Ana Carolina se assume em entrevista
A revelação não é exatamente bombástica para o público majoritariamente feminino que vem lotando os shows de Ana Carolina nos últimos anos com explícitas manifestações de carinho pela artista. Até para a platéia menos antenada, a cantora já havia sinalizado suas preferências sexuais com a inclusão no roteiro de seu anterior show Estampado de Eu Gosto de Mulher - sucesso machista do grupo Ultraje a Rigor que, na voz de Ana, se converteu em orgulhoso manifesto do amor lésbico - e, posteriormente, da inédita Eu Gosto de Homens e Mulheres, composta pela artista para seu quarto disco solo.
De qualquer forma, a atitude da cantora é corajosa, pois sua declaração foi feita para a revista de maior circulação nacional - lida por gente de várias idades, idéias, classes e (pré-)conceitos. Ao se assumir, Ana acaba com hipocrisia reinante no meio artístico quando, em entrevistas, muitas cantoras procuram forjar heterossexualidade evidentemente falsa. Honrosa exceção foi a saudosa e honestíssima Cássia Eller que, além de nunca ter se insinuado como heterossexual, foi aos poucos assumindo publicamente sua condição de lésbica, inclusive escancarando para o público seu relacionamento com Maria Eugênia.
Parece simples, mas não é. O preconceito também ronda a indústria fonográfica. Conhecida sambista ficou cinco anos sem gravar porque se assumiu lésbica em entrevista ao jornal gay O Lampião. A própria Cássia Eller se assumiu contra a vontade de seu empresário na época, Rafael Borges, e teve que adotar imagem mais feminina sugerida pela gravadora Universal Music para embalar a capa e o encarte do disco Com Você... Meu Mundo Ficaria Completo (1999).

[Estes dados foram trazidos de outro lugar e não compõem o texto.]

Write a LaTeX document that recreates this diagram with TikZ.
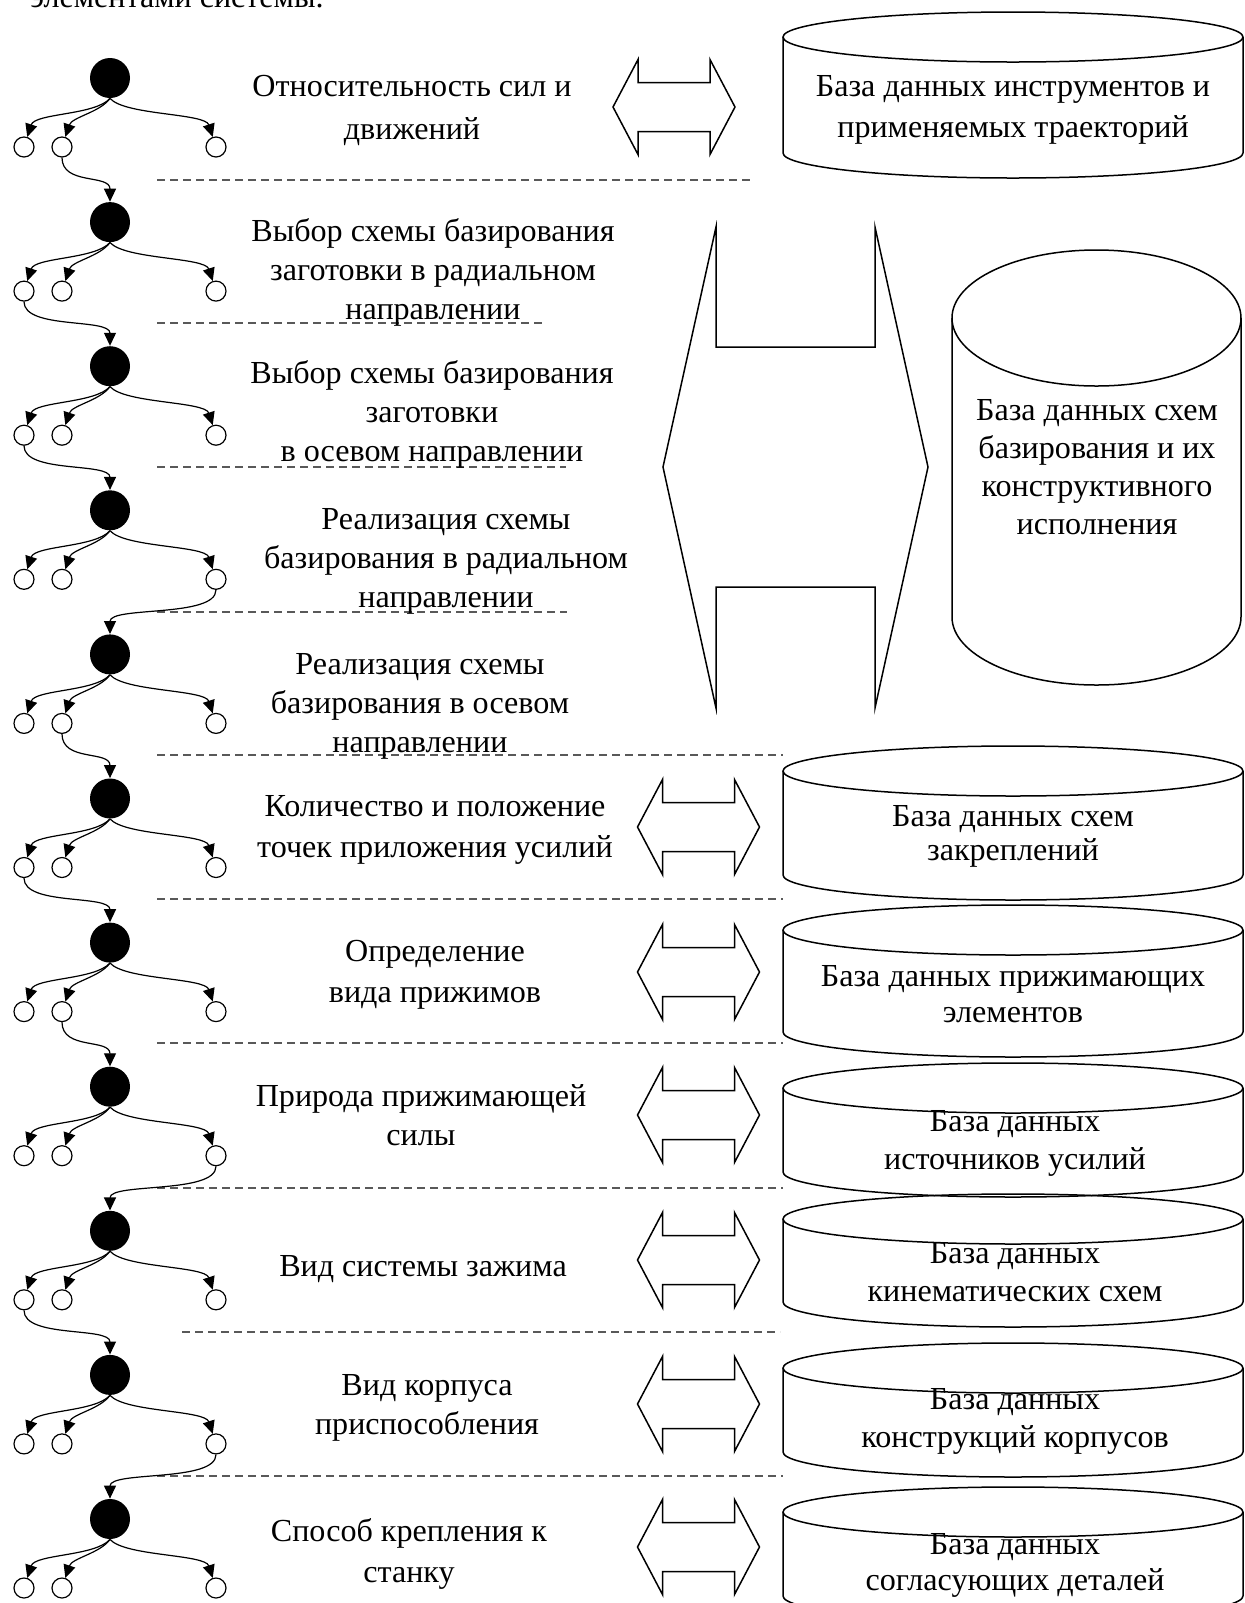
\documentclass[tikz,border=0pt]{standalone}
\usepackage{fontspec}
\setmainfont{Liberation Serif}
\usetikzlibrary{arrows.meta}
\tikzset{
  lbl/.style={align=center,inner sep=0pt,font=\fontsize{16.05}{19.5}\selectfont},
  lblw/.style={align=center,inner sep=0pt,font=\fontsize{16.05}{20.5}\selectfont},
  dbl/.style={align=center,inner sep=0pt,font=\fontsize{16.05}{19}\selectfont},
  bnode/.style={circle,fill=black,minimum size=20pt,inner sep=0pt},
  snode/.style={circle,draw,fill=white,line width=0.6pt,minimum size=10pt,inner sep=0pt},
  tedge/.style={line width=0.6pt,-{Triangle[length=6.5pt,width=6pt]}},
  sepline/.style={line width=0.8pt,draw=black!65,dash pattern=on 4pt off 2.5pt},
  shp/.style={line width=0.75pt,draw=black,line join=miter},
}
\newcommand\dbarrow[2]{\draw[shp] (#1-61,#2) -- (#1-36,#2-47.5) -- (#1-36,#2-24.5) -- (#1+36,#2-24.5) -- (#1+36,#2-47.5) -- (#1+61,#2) -- (#1+36,#2+47.5) -- (#1+36,#2+24.5) -- (#1-36,#2+24.5) -- (#1-36,#2+47.5) -- cycle;}
\newcommand\dbcyl[7]{\draw[shp,fill=white] (#1,#4) -- (#1,#5) arc[start angle=180,end angle=360,x radius=#6pt,y radius=#7pt] -- (#2,#4);
  \draw[shp] (#3,#4) ellipse[x radius=#6pt,y radius=#7pt];}
\begin{document}
\begin{tikzpicture}[x=0.5pt,y=-0.5pt]
\useasboundingbox (0,0) rectangle (1244,1603);
\clip (0,0) rectangle (1244,1603);
\fill[white] (0,0) rectangle (1244,1603);

% heading remnant
\node[lbl,anchor=base west] (head) at (30,7) {элементами системы.};

% separators
\draw[sepline] (157,180) -- (754,180);
\draw[sepline] (157,323) -- (544,323);
\draw[sepline] (157,467) -- (566,467);
\draw[sepline] (157,612) -- (567,612);
\draw[sepline] (157,755) -- (783,755);
\draw[sepline] (157,899) -- (783,899);
\draw[sepline] (157,1043) -- (783,1043);
\draw[sepline] (157,1188) -- (783,1188);
\draw[sepline] (182,1332) -- (780,1332);
\draw[sepline] (157,1476) -- (783,1476);

% trees
\foreach \i in {0,...,10}{
  \pgfmathsetmacro\yy{78+144.1*\i}
  \node[bnode] (b\i) at (110,\yy) {};
  \node[snode] (sa\i) at (24,\yy+69) {};
  \node[snode] (sb\i) at (62,\yy+69) {};
  \node[snode] (sc\i) at (216,\yy+69) {};
  \draw[tedge] (b\i.south) .. controls +(-15,17) and +(11,-34) .. (sa\i);
  \draw[tedge] (b\i.south) .. controls +(-10,14) and +(10,-30) .. (sb\i);
  \draw[tedge] (b\i.south) .. controls +(15,17) and +(-11,-34) .. (sc\i);
}
\foreach \i/\s in {0/b,1/a,2/a,3/c,4/b,5/a,6/b,7/c,8/a,9/c}{
  \pgfmathtruncatemacro\j{\i+1}
  \draw[tedge] (s\s\i.south) .. controls +(0,28) and +(0,-28) .. (b\j.north);
}

% step texts
\node[lbl,font=\fontsize{16.05}{21.5}\selectfont] (t1) at (412,110) {Относительность сил и\\движений};
\node[lbl] (t2) at (433,272) {Выбор схемы базирования\\заготовки в радиальном\\направлении};
\node[lbl] (t3) at (432,414) {Выбор схемы базирования\\заготовки\\в осевом направлении};
\node[lbl] (t4) at (446,561) {Реализация схемы\\базирования в радиальном\\направлении};
\node[lbl] (t5) at (420,706) {Реализация схемы\\базирования в осевом\\направлении};
\node[lblw] (t6) at (435,830) {Количество и положение\\точек приложения усилий};
\node[lblw] (t7) at (435,975) {Определение\\вида прижимов};
\node[lbl] (t8) at (421,1115) {Природа прижимающей\\силы};
\node[lbl] (t9) at (423,1269) {Вид системы зажима};
\node[lbl] (t10) at (427,1408) {Вид корпуса\\приспособления};
\node[lblw] (t11) at (409,1554) {Способ крепления к\\станку};

% double arrows
\dbarrow{674}{107}
\dbarrow{698.5}{827}
\dbarrow{698.5}{972}
\dbarrow{698.5}{1115}
\dbarrow{698.5}{1260}
\dbarrow{698.5}{1404}
\dbarrow{698.5}{1547}
\draw[shp] (663,467) -- (716,227) -- (716,347) -- (875,347) -- (875,227) -- (928,467) -- (875,708) -- (875,587) -- (716,587) -- (716,708) -- cycle;

% databases
\dbcyl{783}{1243}{1013}{37}{153}{115}{12.5}
\dbcyl{952}{1241}{1096.5}{318}{617}{72.25}{34}
\dbcyl{783}{1243}{1013}{771}{875}{115}{12.5}
\dbcyl{783}{1243}{1013}{930}{1032}{115}{12.5}
\dbcyl{783}{1243}{1013}{1088}{1172}{115}{12.5}
\dbcyl{783}{1243}{1013}{1219}{1302}{115}{12.5}
\dbcyl{783}{1243}{1013}{1368}{1452}{115}{12.5}
\dbcyl{783}{1243}{1013}{1512}{1596}{115}{12.5}

\node[dbl,font=\fontsize{16.05}{20.5}\selectfont] (db1) at (1013,110) {База данных инструментов и\\применяемых траекторий};
\node[dbl] (db2) at (1097,467) {База данных схем\\базирования и их\\конструктивного\\исполнения};
\node[dbl,font=\fontsize{16.05}{17}\selectfont] (db6) at (1013,836) {База данных схем\\закреплений};
\node[dbl,font=\fontsize{16.05}{18}\selectfont] (db7) at (1013,994) {База данных прижимающих\\элементов};
\node[dbl] (db8) at (1015,1143) {База данных\\источников усилий};
\node[dbl] (db9) at (1015,1272) {База данных\\кинематических схем};
\node[dbl] (db10) at (1015,1421) {База данных\\конструкций корпусов};
\node[dbl,font=\fontsize{16.05}{18}\selectfont] (db11) at (1015,1565) {База данных\\согласующих деталей};
\end{tikzpicture}
\end{document}
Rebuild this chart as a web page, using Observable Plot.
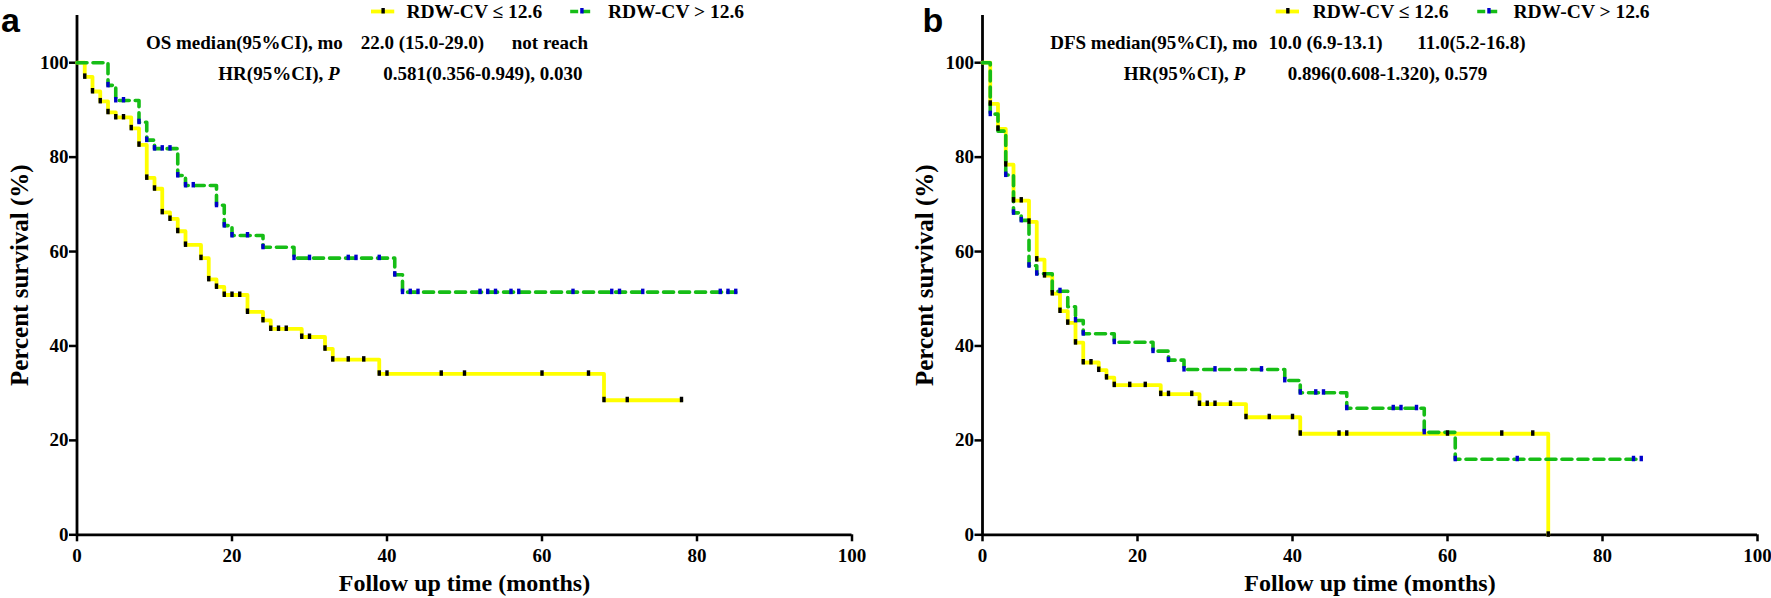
<!DOCTYPE html>
<html><head><meta charset="utf-8">
<script src="https://cdn.jsdelivr.net/npm/d3@7"></script>
<script src="https://cdn.jsdelivr.net/npm/@observablehq/plot@0.6"></script>
<style>
body{margin:0;background:#fff;}
#fig{position:relative;width:1771px;height:598px;overflow:hidden;background:#fff;}
#fig svg{position:absolute;top:0;}
</style></head><body><div id="fig"></div>
<script>
// ---- Data ----
const groupLabels = ["RDW-CV ≤ 12.6", "RDW-CV > 12.6"];
const xTicks = [0, 20, 40, 60, 80, 100];
const yTicks = [0, 20, 40, 60, 80, 100];

// Panel a: overall survival
const osLowTime = [0,1,2,3,4,5,7,8,9,10,11,12,13,14,16,17,18,19,22,24,25,29,32,33,39,68,78];
const osLowSurv = [100,97.0,93.9,91.8,89.5,88.4,86.1,82.6,75.6,73.3,68.3,66.9,64.3,61.4,58.6,54.1,52.5,50.8,47.2,45.4,43.6,41.9,39.4,37.1,34.1,28.5,28.5];
const osLowCens = [1,2,3,4,5,6,7,8,9,10,11,12,13,14,16,17,18,19,20,21,22,24,25,26,27,29,30,32,33,35,37,39,40,47,50,60,66,68,71,78];
const osHighTime = [0,4,5,8,9,10,13,14,18,19,20,24,28,41,42,85];
const osHighSurv = [100,95.2,92.0,87.4,83.6,81.8,76.1,74.0,69.8,65.5,63.4,60.9,58.6,55.1,51.4,51.4];
const osHighCens = [4,5,6,8,9,10,11,12,13,14,15,18,19,20,22,24,28,30,35,36,39,41,42,43,44,52,53,54,56,57,64,69,70,73,83,84,85];

// Panel b: disease-free survival
const dfsLowTime = [0,1,2,3,4,6,7,8,9,10,11,12,13,15,16,17,23,28,34,41,73];
const dfsLowSurv = [100,91.3,86.0,78.4,70.8,66.3,58.3,54.9,51.1,47.4,44.9,40.7,36.5,34.9,33.3,31.7,29.8,27.7,24.9,21.4,0];
const dfsLowCens = [1,2,3,4,5,6,7,8,9,10,11,12,13,14,15,16,17,19,21,23,24,27,28,29,30,32,34,37,40,41,46,47,60,67,71,73];
const dfsHighTime = [0,1,2,3,4,5,6,7,9,11,12,13,17,22,24,26,39,41,47,57,61,85];
const dfsHighSurv = [100,89.1,85.5,76.2,68.2,66.6,57.0,55.3,51.6,48.3,45.4,42.6,40.8,38.9,37.0,35.0,32.7,30.1,26.8,21.7,16.0,16.0];
const dfsHighCens = [1,3,4,5,6,7,10,12,13,17,22,24,26,30,36,39,41,43,44,47,53,54,56,57,61,69,84,85];

const osStats = ["OS median(95%CI), mo", "22.0 (15.0-29.0)", "not reach", "HR(95%CI), ", "P", "0.581(0.356-0.949), 0.030"];
const dfsStats = ["DFS median(95%CI), mo", "10.0 (6.9-13.1)", "11.0(5.2-16.8)", "HR(95%CI), ", "P", "0.896(0.608-1.320), 0.579"];

// ---- Styling ----
const YELLOW = "#ffff00", GREEN = "#16bd16", BLUE = "#0000cc";
const SERIF = "'Liberation Serif','Times New Roman',serif";
const tickSymbol = {draw(ctx){ ctx.moveTo(-1.7,-3.5); ctx.lineTo(1.7,-3.5); ctx.lineTo(1.7,2.0); ctx.lineTo(-1.7,2.0); ctx.closePath(); }};
const LEGY = 110.85;

function stepValue(times, surv, t){ const i = d3.bisectRight(times, t) - 1; return surv[Math.max(0, i)]; }
function series(times, surv){ return times.map((t,i)=>({t, s: surv[i]})); }

function panel(cfg){
  const low = series(cfg.lowTime, cfg.lowSurv), high = series(cfg.highTime, cfg.highSurv);
  const lowC = cfg.lowCens.map(t=>({t, s: stepValue(cfg.lowTime, cfg.lowSurv, t)}));
  const highC = cfg.highCens.map(t=>({t, s: stepValue(cfg.highTime, cfg.highSurv, t)}));
  const st = cfg.stats, L = cfg.leg;
  return Plot.plot({
    width: cfg.width, height: 598,
    marginLeft: cfg.ml, marginRight: cfg.mr, marginTop: 15, marginBottom: 63.7,
    style: {fontFamily: SERIF, fontWeight: "bold", fontSize: "19px", color: "#000", background: "transparent", overflow: "visible"},
    x: {domain: [0, 100]},
    y: {domain: [0, 110]},
    marks: [
      Plot.axisX(xTicks, {tickSize: 7, tickPadding: 7, fontSize: 19, strokeWidth: 2.5, label: null}),
      Plot.axisY(yTicks, {tickSize: 7.5, tickPadding: 1, fontSize: 19, strokeWidth: 2.5, label: null}),
      Plot.ruleY([0], {strokeWidth: 2.8, stroke: "#000"}),
      Plot.ruleX([0], {strokeWidth: 2.8, stroke: "#000"}),
      Plot.line(low, {x: "t", y: "s", curve: "step-after", stroke: YELLOW, strokeWidth: 3.8}),
      Plot.line(high, {x: "t", y: "s", curve: "step-after", stroke: GREEN, strokeWidth: 3.6, strokeDasharray: "10,6"}),
      Plot.dot(lowC, {x: "t", y: "s", symbol: tickSymbol, fill: "#000", r: 2}),
      Plot.dot(highC, {x: "t", y: "s", symbol: tickSymbol, fill: BLUE, r: 2}),
      // legend
      Plot.ruleY([LEGY], {x1: L[0], x2: L[1], stroke: YELLOW, strokeWidth: 3.8}),
      Plot.dot([{t: (L[0]+L[1])/2, s: LEGY}], {x: "t", y: "s", symbol: tickSymbol, fill: "#000", r: 2}),
      Plot.text([groupLabels[0]], {x: L[2], y: LEGY, textAnchor: "start", lineAnchor: "middle", fontSize: 19.5}),
      Plot.ruleY([LEGY], {x1: L[3], x2: L[4], stroke: GREEN, strokeWidth: 3.6, strokeDasharray: "8,4"}),
      Plot.dot([{t: (L[3]+L[4])/2, s: LEGY}], {x: "t", y: "s", symbol: tickSymbol, fill: BLUE, r: 2}),
      Plot.text([groupLabels[1]], {x: L[5], y: LEGY, textAnchor: "start", lineAnchor: "middle", fontSize: 19.5}),
      // statistics
      Plot.text([st[0]], {x: cfg.sx[0], y: 104.1, textAnchor: "end", lineAnchor: "middle"}),
      Plot.text([st[1]], {x: cfg.sx[1], y: 104.1, textAnchor: "start", lineAnchor: "middle"}),
      Plot.text([st[2]], {x: cfg.sx[2], y: 104.1, textAnchor: "start", lineAnchor: "middle"}),
      Plot.text([st[3]], {x: cfg.sx[3], y: 97.7, textAnchor: "end", lineAnchor: "middle"}),
      Plot.text([st[4]], {x: cfg.sx[3], y: 97.7, textAnchor: "start", lineAnchor: "middle", fontStyle: "italic"}),
      Plot.text([st[5]], {x: cfg.sx[4], y: 97.7, textAnchor: "start", lineAnchor: "middle"}),
      // axis titles & panel letter
      Plot.text(["Follow up time (months)"], {frameAnchor: "bottom", dy: 49, textAnchor: "middle", lineAnchor: "middle", fontSize: 24}),
      Plot.text(["Percent survival (%)"], {frameAnchor: "left", dx: -57.5, rotate: -90, textAnchor: "middle", lineAnchor: "middle", fontSize: 25}),
      Plot.text([cfg.letter], {frameAnchor: "top-left", dx: cfg.letterDx, dy: 6, textAnchor: "start", lineAnchor: "middle", fontSize: 34, fontFamily: "'Liberation Sans',Arial,sans-serif"})
    ]
  });
}

const fig = document.getElementById("fig");
const a = panel({width: 880, ml: 76.5, mr: 28.5, letter: "a", letterDx: -76,
  lowTime: osLowTime, lowSurv: osLowSurv, lowCens: osLowCens,
  highTime: osHighTime, highSurv: osHighSurv, highCens: osHighCens,
  stats: osStats, sx: [34.3, 36.6, 56.1, 32.4, 39.5], leg: [38.0, 41.0, 42.5, 63.7, 66.6, 68.5]});
a.style.left = "0px";
fig.appendChild(a);
const b = panel({width: 886, ml: 97, mr: 14, letter: "b", letterDx: -60,
  lowTime: dfsLowTime, lowSurv: dfsLowSurv, lowCens: dfsLowCens,
  highTime: dfsHighTime, highSurv: dfsHighSurv, highCens: dfsHighCens,
  stats: dfsStats, sx: [35.5, 36.9, 56.1, 32.4, 39.4], leg: [37.9, 40.9, 42.6, 63.9, 66.8, 68.5]});
b.style.left = "885px";
fig.appendChild(b);
</script>
</body></html>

A declaração de Ana Carolina é especialmente corajosa porque foi dada no momento áureo de sua carreira. A cantora nunca vendeu tanto disco. Somente sua coletânea na série Perfil, da Som Livre, ultrapassou as 500 mil cópias. Seu recém-lançado CD Ana & Jorge, gravado com Seu Jorge, já foi para as lojas no início do mês com expressiva tiragem inicial de 125 mil cópias. Isso sem falar nos DVDs, que já somam três na videografia de Ana. Resta torcer para que a mentalidade do brasileiro esteja realmente evoluindo nesta sempre delicada questão da sexualidade e que Ana Carolina não perca um consumidor sequer de seus discos pelo fato de ter sido honesta e verdadeira com seu público.